Trois jardins filtrants différents sont utilisés pour traiter l'eau, les odeurs et les boues. Pour le traitement de finition, l'eau issue du traitement boues activées emprunte un véritable labyrinthe de 8 ou 9 bassins disposés en spirale et plantés de végétaux différents, d'abord des macrophytes, puis des arbustes. Les plantes, sans concentrer la pollution, favorisent l'action des bactéries et épurent entre 3.000 et 5.000 m3 d'eau par jour, avec des rejets bien inférieurs aux normes. Au niveau du bâtiment où ont lieu les prétraitements, un filtre de tourbe planté a été installé pour éliminer les odeurs provenant des effluents bruts. Les molécules odorantes émises sont piégées par le filtre de tourbe, où l'action combinée des micro-organismes et des racines les dégrade. Ce filtre permet de traiter en permanence 5.000 m3 d'air vicié. Enfin, les 50.000 m3 de boues issues du clarificateur chaque année sont envoyées dans trois casiers plantés de roseaux d'une surface totale de 8.000 m2.
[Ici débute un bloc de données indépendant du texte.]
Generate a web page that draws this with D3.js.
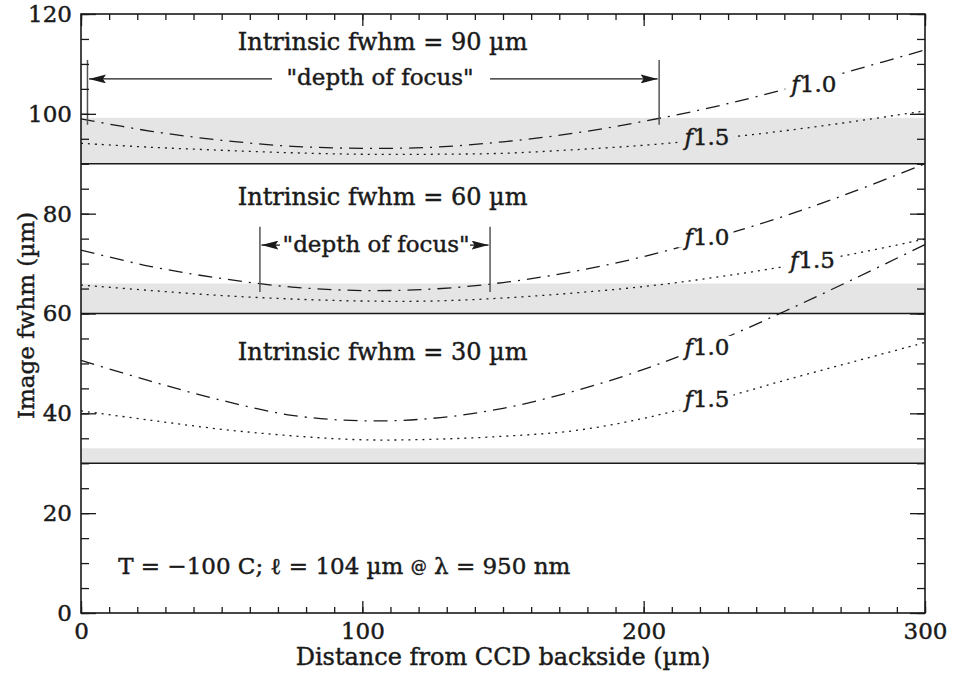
<!DOCTYPE html>
<html>
<head>
<meta charset="utf-8">
<script src="https://cdn.jsdelivr.net/npm/d3@7"></script>
<style>
    body { margin: 0; background: #fff; }
    svg text { font-family: "DejaVu Serif", serif; fill: #1a1a1a; stroke: #1a1a1a; stroke-width: 0.45px; }
</style>
</head>
<body>
<svg id="chart" width="953" height="679"></svg>
<script>
var distance = [0, 25, 50, 75, 100, 125, 150, 175, 200, 225, 250, 275, 300];

// intrinsic fwhm of each group and the top of its grey band (+10%)
var intrinsic = [90, 60, 30];
var bandTop = [99.2, 66, 33];

// image fwhm (um), f/1.0 and f/1.5 beams
var f10_90 = [99.0, 96.5, 94.7, 93.5, 93.1, 93.3, 94.4, 96.1, 98.5, 101.4, 104.9, 108.8, 112.8];
var f15_90 = [94.1, 93.3, 92.7, 92.2, 91.9, 91.9, 92.1, 92.8, 93.7, 95.0, 96.6, 98.5, 100.6];
var f10_60 = [72.7, 69.4, 67.0, 65.3, 64.6, 64.9, 66.2, 68.4, 71.4, 75.2, 79.5, 84.5, 90.0];
var f15_60 = [65.7, 64.6, 63.6, 62.9, 62.5, 62.5, 63.1, 64.1, 65.4, 67.2, 69.4, 72.0, 74.9];
var f10_30 = [50.6, 46.4, 42.6, 39.6, 38.5, 39.0, 41.0, 44.4, 48.8, 54.2, 60.4, 67.0, 73.8];
var f15_30 = [40.5, 38.6, 36.8, 35.5, 34.7, 34.8, 35.4, 36.5, 39.0, 42.6, 46.6, 50.4, 54.2];

var xTickLabels = [0, 100, 200, 300];
var yTickLabels = [0, 20, 40, 60, 80, 100, 120];

var MARGIN = {top: 14, right: 28, bottom: 66, left: 81};
var WIDTH = 953 - MARGIN.left - MARGIN.right;
var HEIGHT = 679 - MARGIN.top - MARGIN.bottom;
var INK = "#1a1a1a";

var series = [
    {values: f10_90, dash: "14,7,2,7", label: "1.0", lx: 260.5, ly: 104.4},
    {values: f15_90, dash: "2,5",      label: "1.5", lx: 222.5, ly: 93.8},
    {values: f10_60, dash: "14,7,2,7", label: "1.0", lx: 222.5, ly: 73.8},
    {values: f15_60, dash: "2,5",      label: "1.5", lx: 260.0, ly: 69.1},
    {values: f10_30, dash: "14,7,2,7", label: "1.0", lx: 222.5, ly: 51.7},
    {values: f15_30, dash: "2,5",      label: "1.5", lx: 222.5, ly: 41.3}
];

// where f/1.0 stays inside the band
var focus = [
    {lo: 2.3, hi: 205.5, top: 110.8, bottom: 97.8, arrowY: 107.0, tailL: 67.9, tailR: 145.4,
     tx: 106.3, ty: 105.7},
    {lo: 63.6, hi: 145.4, top: 77.4, bottom: 64.3, arrowY: 73.7, tailL: 70.7, tailR: 138.3,
     tx: 104.9, ty: 72.4}
];
var titleY = [112.8, 81.8, 50.7];

var svg = d3.select("#chart");
var defs = svg.append("defs");
var g = svg.append("g").attr("transform", "translate(" + MARGIN.left + "," + MARGIN.top + ")");

var x = d3.scaleLinear().domain([0, 300]).range([0, WIDTH]);
var y = d3.scaleLinear().domain([0, 120]).range([HEIGHT, 0]);

defs.append("marker")
    .attr("id", "head")
    .attr("viewBox", "0 0 17 9")
    .attr("refX", 17).attr("refY", 4.5)
    .attr("markerUnits", "userSpaceOnUse")
    .attr("markerWidth", 17).attr("markerHeight", 9)
    .attr("orient", "auto")
    .append("path").attr("d", "M0,0L17,4.5L0,9L3,4.5Z").attr("fill", INK);

var mask = defs.append("mask").attr("id", "labelMask").attr("maskUnits", "userSpaceOnUse");
mask.append("rect").attr("x", -10).attr("y", -10)
    .attr("width", WIDTH + 20).attr("height", HEIGHT + 20).attr("fill", "#fff");

drawBands();
drawCurves();
drawFocus();
drawTexts();
drawAxes();

function drawBands() {
    g.selectAll("rect.band")
        .data(intrinsic)
        .enter().append("rect")
        .attr("class", "band")
        .attr("x", 0)
        .attr("width", WIDTH)
        .attr("y", function (d, i) { return y(bandTop[i]); })
        .attr("height", function (d, i) { return y(d) - y(bandTop[i]); })
        .attr("fill", "#e5e5e5");

    g.selectAll("line.base")
        .data(intrinsic)
        .enter().append("line")
        .attr("class", "base")
        .attr("x1", 0).attr("x2", WIDTH)
        .attr("y1", function (d) { return y(d); })
        .attr("y2", function (d) { return y(d); })
        .attr("stroke", INK).attr("stroke-width", 1.6);
}

function drawCurves() {
    var line = d3.line()
        .x(function (d, i) { return x(distance[i]); })
        .y(function (d) { return y(d); })
        .curve(d3.curveCatmullRom.alpha(0.5));

    g.append("g")
        .attr("mask", "url(#labelMask)")
        .selectAll("path")
        .data(series)
        .enter().append("path")
        .attr("d", function (d) { return line(d.values); })
        .attr("fill", "none")
        .attr("stroke", INK)
        .attr("stroke-width", 1.3)
        .attr("stroke-dasharray", function (d) { return d.dash; });
}

function drawFocus() {
    focus.forEach(function (f) {
        [f.lo, f.hi].forEach(function (v) {
            g.append("line")
                .attr("x1", x(v)).attr("x2", x(v))
                .attr("y1", y(f.top)).attr("y2", y(f.bottom))
                .attr("stroke", "#555").attr("stroke-width", 1.5);
        });
        g.append("line")
            .attr("x1", x(f.tailL)).attr("x2", x(f.lo) + 1.5)
            .attr("y1", y(f.arrowY)).attr("y2", y(f.arrowY))
            .attr("stroke", INK).attr("stroke-width", 1.3)
            .attr("marker-end", "url(#head)");
        g.append("line")
            .attr("x1", x(f.tailR)).attr("x2", x(f.hi) - 1.5)
            .attr("y1", y(f.arrowY)).attr("y2", y(f.arrowY))
            .attr("stroke", INK).attr("stroke-width", 1.3)
            .attr("marker-end", "url(#head)");
        g.append("text")
            .attr("x", x(f.tx)).attr("y", y(f.ty))
            .attr("text-anchor", "middle")
            .attr("font-size", 23)
            .text("\"depth of focus\"");
    });
}

function drawTexts() {
    g.selectAll("text.title")
        .data(intrinsic)
        .enter().append("text")
        .attr("class", "title")
        .attr("x", x(107.2))
        .attr("y", function (d, i) { return y(titleY[i]); })
        .attr("text-anchor", "middle")
        .attr("font-size", 24)
        .text(function (d) { return "Intrinsic fwhm = " + d + " \u00b5m"; });

    var labels = g.selectAll("text.flabel")
        .data(series)
        .enter().append("text")
        .attr("class", "flabel")
        .attr("x", function (d) { return x(d.lx); })
        .attr("y", function (d) { return y(d.ly); })
        .attr("text-anchor", "middle")
        .attr("font-size", 23);
    labels.append("tspan").attr("font-style", "italic").text("f");
    labels.append("tspan").text(function (d) { return d.label; });

    // knock the curves out behind each label
    labels.each(function () {
        var b = this.getBBox();
        mask.append("rect")
            .attr("x", b.x - 4).attr("y", b.y + 2)
            .attr("width", b.width + 8).attr("height", b.height - 4)
            .attr("fill", "#000");
    });

    var note = g.append("text")
        .attr("x", x(13.2)).attr("y", y(7.8))
        .attr("font-size", 23);
    note.append("tspan").text("T = \u2212100 C;  \u2113 = 104 \u00b5m ");
    note.append("tspan").attr("font-size", 16).attr("dy", -2).text("@");
    note.append("tspan").attr("dy", 2).text(" \u03bb = 950 nm");
}

function drawAxes() {
    var majorY = d3.axisLeft(y).tickValues(yTickLabels).tickSize(-15).tickPadding(9);
    var minorY = d3.axisLeft(y).tickValues(d3.range(0, 121, 5)).tickSize(-8).tickFormat("");
    var majorX = d3.axisBottom(x).tickValues(xTickLabels).tickSize(-12).tickPadding(10);
    var minorX = d3.axisBottom(x).tickValues(d3.range(0, 301, 10)).tickSize(-6).tickFormat("");

    g.append("g").call(minorY);
    g.append("g").call(majorY);
    g.append("g").attr("transform", "translate(" + WIDTH + ",0)")
        .call(d3.axisRight(y).tickValues(d3.range(0, 121, 5)).tickSize(-8).tickFormat(""));
    g.append("g").attr("transform", "translate(" + WIDTH + ",0)")
        .call(d3.axisRight(y).tickValues(yTickLabels).tickSize(-15).tickFormat(""));
    g.append("g").attr("transform", "translate(0," + HEIGHT + ")").call(minorX);
    g.append("g").attr("transform", "translate(0," + HEIGHT + ")").call(majorX);
    g.append("g").call(d3.axisTop(x).tickValues(d3.range(0, 301, 10)).tickSize(-6).tickFormat(""));
    g.append("g").call(d3.axisTop(x).tickValues(xTickLabels).tickSize(-12).tickFormat(""));

    g.selectAll(".domain").remove();
    g.selectAll(".tick line").attr("stroke", INK).attr("stroke-width", 1.3);
    g.selectAll(".tick text")
        .attr("font-family", "DejaVu Serif, serif")
        .attr("font-size", 23)
        .attr("fill", INK)
        .attr("stroke", INK)
        .attr("stroke-width", 0.7);

    g.append("rect")
        .attr("width", WIDTH).attr("height", HEIGHT)
        .attr("fill", "none").attr("stroke", INK).attr("stroke-width", 1.6);

    g.append("text")
        .attr("x", WIDTH / 2).attr("y", HEIGHT + 52)
        .attr("text-anchor", "middle")
        .attr("font-size", 24)
        .text("Distance from CCD backside (\u00b5m)");

    g.append("text")
        .attr("transform", "translate(-47," + (y(59.6)) + ") rotate(-90)")
        .attr("text-anchor", "middle")
        .attr("font-size", 23)
        .text("Image fwhm (\u00b5m)");
}
</script>
</body>
</html>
Etes-vous satisfait du choix opéré ?

Nous sommes satisfaits sur tous les points. Au niveau de l'eau, les bassins filtrants permettent d'abattre la bactériologie de plusieurs log et d'éliminer une grande partie de la pollution carbonée, de l'azote et du phosphore encore présents. Nous obtenons ainsi une eau de qualité piscicole. Pour les odeurs, nous n'avons eu aucune plainte, le système fonctionne de façon satisfaisante. Et la collectivité est très contente d'avoir supprimé le casse-tête du stockage du transport et de l'épandage des boues. Le terreau, produit par minéralisation, devrait représenter moins de 2% du volume initial de boues et sera exploitable dans une dizaine d'années. Il pourra alors servir d'amendement dans les espaces verts. Grâce à ce procédé, la Step a gonflé sa capacité de traitement de 15.000 EH, sans augmentation notoire de consommation d'énergie. Enfin, la composition paysagère mêlant eau et verdure est vraiment remarquable. Le coût total de l'ouvrage se monte à 8,3 millions d'euros.
 
 

Le fonctionnement des filtres plantés de roseaux (FPR)
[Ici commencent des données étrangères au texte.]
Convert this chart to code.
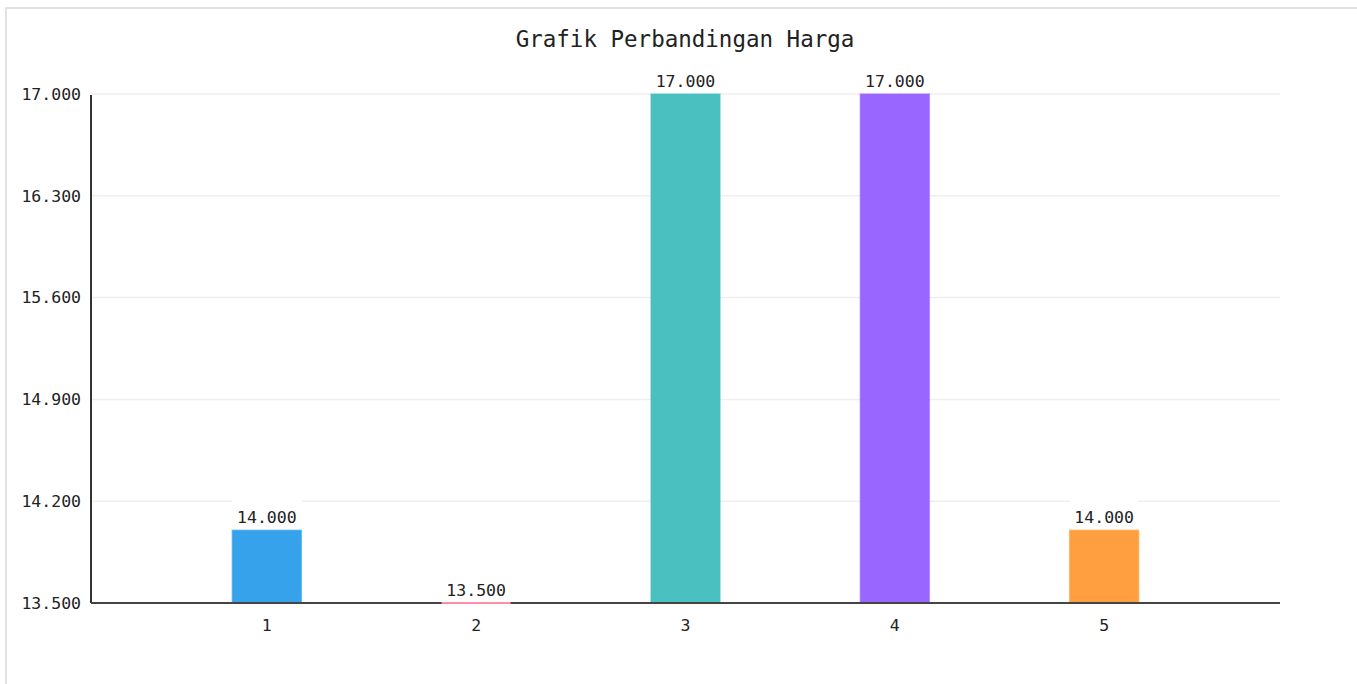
<!DOCTYPE html>
<html>
<head>
<meta charset="utf-8">
<script src="https://cdn.jsdelivr.net/npm/d3@7"></script>
<style>
  body { margin: 0; background: #fff; }
  .frame {
    position: absolute;
    left: 5px;
    top: 7px;
    width: 1400px;
    height: 720px;
    border: 2px solid #e2e2e2;
  }
  svg { position: absolute; left: 0; top: 0; }
  text { font-family: 'DejaVu Sans Mono', 'Liberation Mono', monospace; fill: #222; }
</style>
</head>
<body>
<div class="frame"></div>
<div id="chart"></div>
<script>
// data
var categories = ['1', '2', '3', '4', '5']
var prices = [14000, 13500, 17000, 17000, 14000]
var barColors = ['#36A2EB', '#FF6384', '#4BC0C0', '#9966FF', '#FF9F40']
var yTicks = [13500, 14200, 14900, 15600, 16300, 17000]

var width = 1357
var height = 684
var margin = { top: 94, left: 91, right: 77, bottom: 81 }

var svg = d3
  .select('#chart')
  .append('svg')
  .attr('width', width)
  .attr('height', height)

// Indonesian style numbers: 14.000
var fmt = function(v) {
  return d3.format(',.0f')(v).replace(/,/g, '.')
}

var xPositionScale = d3
  .scalePoint()
  .domain(categories)
  .range([margin.left, width - margin.right])
  .padding(0.84)

var yPositionScale = d3
  .scaleLinear()
  .domain([13500, 17000])
  .range([height - margin.bottom, margin.top])

var barWidth = 69

// title
svg
  .append('text')
  .text('Grafik Perbandingan Harga')
  .attr('x', 685)
  .attr('y', 47)
  .attr('text-anchor', 'middle')
  .attr('font-size', '22.5px')

// gridlines
svg
  .append('g')
  .selectAll('line')
  .data(yTicks)
  .enter()
  .append('line')
  .attr('x1', margin.left)
  .attr('x2', width - margin.right)
  .attr('y1', d => yPositionScale(d))
  .attr('y2', d => yPositionScale(d))
  .attr('stroke', '#efefef')
  .attr('stroke-width', 1.5)

// y tick labels
svg
  .append('g')
  .selectAll('text')
  .data(yTicks)
  .enter()
  .append('text')
  .text(d => fmt(d))
  .attr('x', 81)
  .attr('y', d => yPositionScale(d))
  .attr('dy', '0.35em')
  .attr('text-anchor', 'end')
  .attr('font-size', '16.5px')

var bars = svg
  .append('g')
  .selectAll('g')
  .data(prices)
  .enter()
  .append('g')

// white box behind the value label (it cuts the gridlines)
bars
  .append('rect')
  .attr('x', (d, i) => xPositionScale(categories[i]) - barWidth / 2)
  .attr('y', d => yPositionScale(d) - 32)
  .attr('width', barWidth)
  .attr('height', 32)
  .attr('fill', '#fff')

bars
  .append('rect')
  .attr('x', (d, i) => xPositionScale(categories[i]) - barWidth / 2)
  .attr('y', d => yPositionScale(d))
  .attr('width', barWidth)
  .attr('height', d => yPositionScale(13500) - yPositionScale(d))
  .attr('fill', (d, i) => barColors[i])
  .attr('stroke', (d, i) => barColors[i])
  .attr('stroke-opacity', 0.6)
  .attr('stroke-width', 1.5)

bars
  .append('text')
  .text(d => fmt(d))
  .attr('x', (d, i) => xPositionScale(categories[i]))
  .attr('y', d => yPositionScale(d) - 7)
  .attr('text-anchor', 'middle')
  .attr('font-size', '16.5px')

// axes lines
svg
  .append('line')
  .attr('x1', margin.left)
  .attr('x2', margin.left)
  .attr('y1', margin.top + 1)
  .attr('y2', yPositionScale(13500))
  .attr('stroke', '#333')
  .attr('stroke-width', 2)

svg
  .append('line')
  .attr('x1', margin.left)
  .attr('x2', width - margin.right)
  .attr('y1', yPositionScale(13500))
  .attr('y2', yPositionScale(13500))
  .attr('stroke', '#444')
  .attr('stroke-width', 2)

// flat bars (value on the baseline) show only their border, on top of the axis
svg
  .append('g')
  .selectAll('line')
  .data(prices.map((v, i) => ({ v: v, i: i })).filter(d => d.v === 13500))
  .enter()
  .append('line')
  .attr('x1', d => xPositionScale(categories[d.i]) - barWidth / 2)
  .attr('x2', d => xPositionScale(categories[d.i]) + barWidth / 2)
  .attr('y1', d => yPositionScale(d.v))
  .attr('y2', d => yPositionScale(d.v))
  .attr('stroke', '#FF8FA5')
  .attr('stroke-width', 2)

// x tick labels
svg
  .append('g')
  .selectAll('text')
  .data(categories)
  .enter()
  .append('text')
  .text(d => d)
  .attr('x', d => xPositionScale(d))
  .attr('y', 631)
  .attr('text-anchor', 'middle')
  .attr('font-size', '16.5px')
</script>
</body>
</html>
"A l'origine du procédé, des roseaux ont été plantés sur des filtres à sable pour éviter le colmatage. Par la suite, les chercheurs ont remarqué que cela fonctionnait bien et qu'en plus, les roseaux favorisaient la vie microbienne à leurs pieds et, donc, favorisaient la dépollution des eaux", raconte Hubert Viard, spécialiste en assainissement.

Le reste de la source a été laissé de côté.